Elegante, mundano y coqueto (era el actor favorito del gremio de los sombrereros de Buenos Aires), falleció el 26 de febrero de 1989, a los 83 años. Fuera de los escenarios, fue, también, irrepetible. Dejó tras de sí un vendaval de anécdotas. En su casa, por ejemplo, había decorado una estancia como si fuera una taberna española. La bautizó 'La bien pagá' y la llenó de trofeos que le enviaban sus amigos toreros.

Muy famoso es el episodio de los caballos enanos. Gran aficionado a la hípica, fue campeón de saltos y criador. Junto a su amigo Julio Falavella creó una raza enana de estos animales (con una alzada máxima de un metro y sin nada que ver con los ponis). Eran animales que cabían en el maletero del coche, que casi se podían llevar bajo el brazo. En el Seat 600 de una de sus hijas solía quitar el asiento delantero y se llevaba uno de ellos de copiloto. Regaló un par de ejemplares a Kennedy y su 'invento' acabó apareciendo en la revista 'Life'.

Le gustaba vivir bien y sabía, como dicen en su país de adopción, 'tomar'. Las tertulias en su casa eran legendarias: podía sentar en la misma mesa a Alejandro Casona, al pescadero de la esquina, a un cura, un comunista, un militar y el quiosquero al que le compraba el periódico todas las mañanas. Y jamás hubo ni una discusión ni un grito.

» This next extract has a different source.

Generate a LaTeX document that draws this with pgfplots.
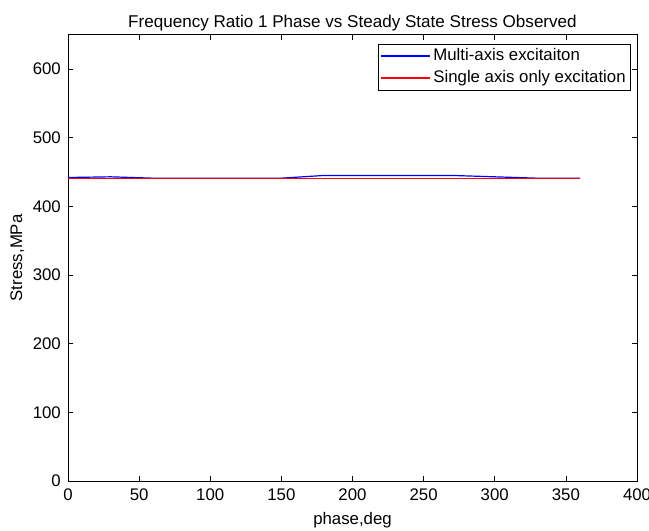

Y siempre, ya está dicho, al acabar las comidas en familia cogía la guitarra y todo el mundo a cantar. Flamenco, porque era admirador de Manolo Caracol. Y, claro, como asegura su hija, a evocar a Aragón. «Cantaba una jotica -vuelve a recordar-, y se le cerraba el pecho. Es que se le hacía un nudito en la garganta y se le llenaban los ojos de lágrimas».